One way to measure cognitive effects is through self-portraits that children draw. Psychologists have shown that choosing dark over light colors is consistently correlated with depression and anxiety, and a tiny figure is correlated with low self-esteem. Standing under an umbrella is correlated with self-efficacy. A direct aid program from rich countries to children in poor countries (Compassion International) has had substantial impacts on both objective outcomes (years of schooling, employment in white-collar jobs, earnings) and aspirations.

Bruce Wydick and colleagues asked children in Jakarta to “Draw a picture of yourself in the rain.” The researchers chose 20 characteristics from the empirical literature to focus on before the study began. Drawings were coded blindly without knowledge of the treatment status. For the presence in a self-portrait of each of the 20 positive characteristics (such as light colors and standing under an umbrella), it received an additional point. Here are two examples of the pictures the children drew:

20191107_global_graphic (1)

With this method, Wydick and colleagues estimated that international sponsorship raised sponsored children’s self-efficacy by more than one-fourth of a standard deviation and their hope by two-thirds of a standard deviation.

Changing norms and cultural categories

I’ll mention just one more example of the Nobel laureates’ work: an evaluation of a constitutional amendment in India that reserved for women the position of village chief (pradhan) in a randomly chosen one-third of all villages. The evaluation in the state of West Bengal shows that associated with 7 years of a female village head were increases in parents’ aspirations for their teenage daughters and in the daughters’ aspirations for themselves. Yet there was no change in objective opportunities—no change in young adult educational outcomes, young adult labor market outcomes, or public support to the poor. What changed was the meaning of gender categories: “village leader” no longer meant “man.” The psychological change probably played a role in the reduction in bias against women as political leaders in West Bengal, which Duflo and coauthors had earlier demonstrated in several ways. In particular, in free elections that followed a period of political reservations for women in a village, more women ran and more women won elections as village head. Duflo and colleagues reported that many fathers said of a daughter, “I want her to grow up to be a pradhan (a village chief).”

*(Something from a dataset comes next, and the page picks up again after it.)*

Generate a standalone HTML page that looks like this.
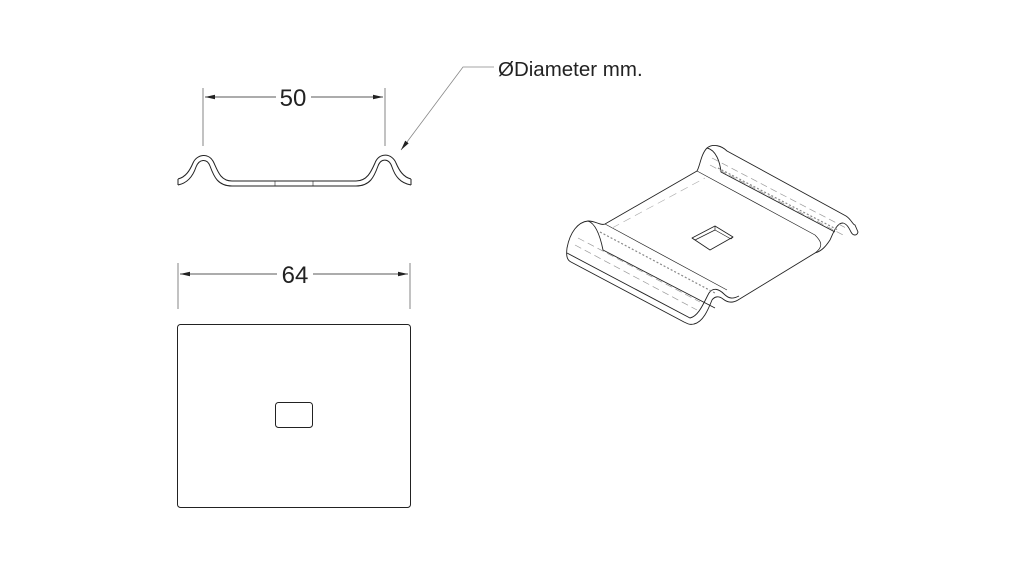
<!DOCTYPE html>
<html><head><meta charset="utf-8"><style>
html,body{margin:0;padding:0;background:#fff;width:1024px;height:576px;overflow:hidden}
svg{display:block}
</style></head><body>
<svg width="1024" height="576" viewBox="0 0 1024 576" xmlns="http://www.w3.org/2000/svg">
<defs>
<marker id="ar" markerWidth="10" markerHeight="6" refX="10" refY="3" orient="auto" markerUnits="userSpaceOnUse"><path d="M0,0.8 L10,3 L0,5.2z" fill="#222"/></marker>
</defs>
<g fill="none" stroke="#222" stroke-width="1">
<line x1="203" y1="88" x2="203" y2="146" stroke="#666" stroke-width="0.8"/>
<line x1="385" y1="88" x2="385" y2="146" stroke="#666" stroke-width="0.8"/>
<line x1="276" y1="97" x2="205" y2="97" marker-end="url(#ar)" stroke-width="0.8"/>
<line x1="311" y1="97" x2="383" y2="97" marker-end="url(#ar)" stroke-width="0.8"/>
<polyline points="494,67 463,67 401,150" stroke="#888" stroke-width="0.8" marker-end="url(#ar)"/>
<path d="M178,179 C186,177 190,170 193,163 C197,154 209,152 214,163 C218,172 221,181 232,181 L356,181 C367,181 371,172 375,163 C379,152 392,153 396,163 C399,170 403,177 411,179"/>
<path d="M178,185 C188,183 193,176 196,167 C199,159 207,158 210,166 C214,177 218,186 232,186 L356,186 C370,186 374,177 378,166 C381,158 389,158 392,167 C395,176 400,183 411,185"/>
<line x1="178" y1="179" x2="178" y2="185"/><line x1="411" y1="179" x2="411" y2="185"/>
<line x1="275" y1="181" x2="275" y2="186" stroke-width="0.6"/><line x1="313" y1="181" x2="313" y2="186" stroke-width="0.6"/>
<line x1="178" y1="263" x2="178" y2="309" stroke="#666" stroke-width="0.8"/>
<line x1="410" y1="263" x2="410" y2="309" stroke="#666" stroke-width="0.8"/>
<line x1="277" y1="274" x2="180" y2="274" marker-end="url(#ar)" stroke-width="0.8"/>
<line x1="313" y1="274" x2="408" y2="274" marker-end="url(#ar)" stroke-width="0.8"/>
<rect x="177.5" y="324.5" width="233" height="183" rx="3"/>
<rect x="275.5" y="402.5" width="37" height="25" rx="3"/>
<g stroke-width="0.9" stroke-linejoin="round">
<path d="M567,248 C570,232 578,222 588,221 C596,221 601,226 605,224 L697,171 C700,166 701,154 707,148 C713,143 722,146 727,151 L846,216 C851,219 853,225 855,225 L858,232 C857,236 853,236 851,232 C849,228 847,224 843,223 C837,223 834,231 830,240 C826,246 822,251 815,253 L738,300 C733,303 728,303 723,299 C719,296 715,296 712,300 C708,310 703,322 694,324 C690,325 688,324 684,322 L571,262 C567,260 566,256 567,248 Z"/>
<path d="M567,253 L690,318 C699,316 704,302 709,293 C713,287 719,289 724,294 C729,299 733,299 739,296"/>
<path d="M588,221 C597,224 601,240 603,250 L715,308"/>
<path d="M707,148 C716,150 720,162 721,172 L835,232"/>
<path d="M605,224 L727,290" stroke-width="0.7"/>
<path d="M697,171 L815,235 C820,240 825,246 815,253" stroke-width="0.7"/>
<path d="M578,238 L700,302 M575,245 L697,310" stroke="#999" stroke-width="0.7" stroke-dasharray="7,4"/>
<path d="M710,165 L845,236 M712,158 L848,229" stroke="#999" stroke-width="0.7" stroke-dasharray="7,4"/>
<path d="M600,232 L715,293 M718,168 L838,230" stroke="#888" stroke-width="1.2" stroke-dasharray="2,2"/>
<path d="M612,228 L705,178" stroke="#aaa" stroke-width="0.6" stroke-dasharray="8,5"/>
<path d="M692,238 L715,226 L733,237 L710,250 Z"/>
<path d="M695,240 L715,230 L731,239 M715,226 L715,230 M692,238 L695,240 M733,237 L731,239" stroke-width="0.7"/>
</g>
</g>
<g font-family="Liberation Sans, sans-serif" fill="#222">
<text x="293" y="106" font-size="24" text-anchor="middle">50</text>
<text x="295" y="283" font-size="24" text-anchor="middle">64</text>
<text x="498" y="76" font-size="20.5">ØDiameter mm.</text>
</g>
</svg>
</body></html>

Inequality of power between groups creates not only unequal opportunities between the groups, but also a common belief that the groups differ innately. The belief leads to behaviors that perpetuate the inequalities long after formal barriers that excluded the disadvantaged groups have been repealed. In my own work, I’ve emphasized that an important function of law and policy is to transform cultural categories that perpetuate social exclusion. Such law and policy are needed to change “equilibrium fictions”—false stereotypes that create objective realities that sustain false beliefs. Duflo and her colleagues’ work in West Bengal on political reservations for women shows what a change in the meaning of a cultural category can accomplish.

Banerjee, Duflo, and Kremer took large risks. They demonstrate the power of the experimental approach to reveal what does work. Twenty years ago, perhaps only they could imagine how fruitful this approach would be.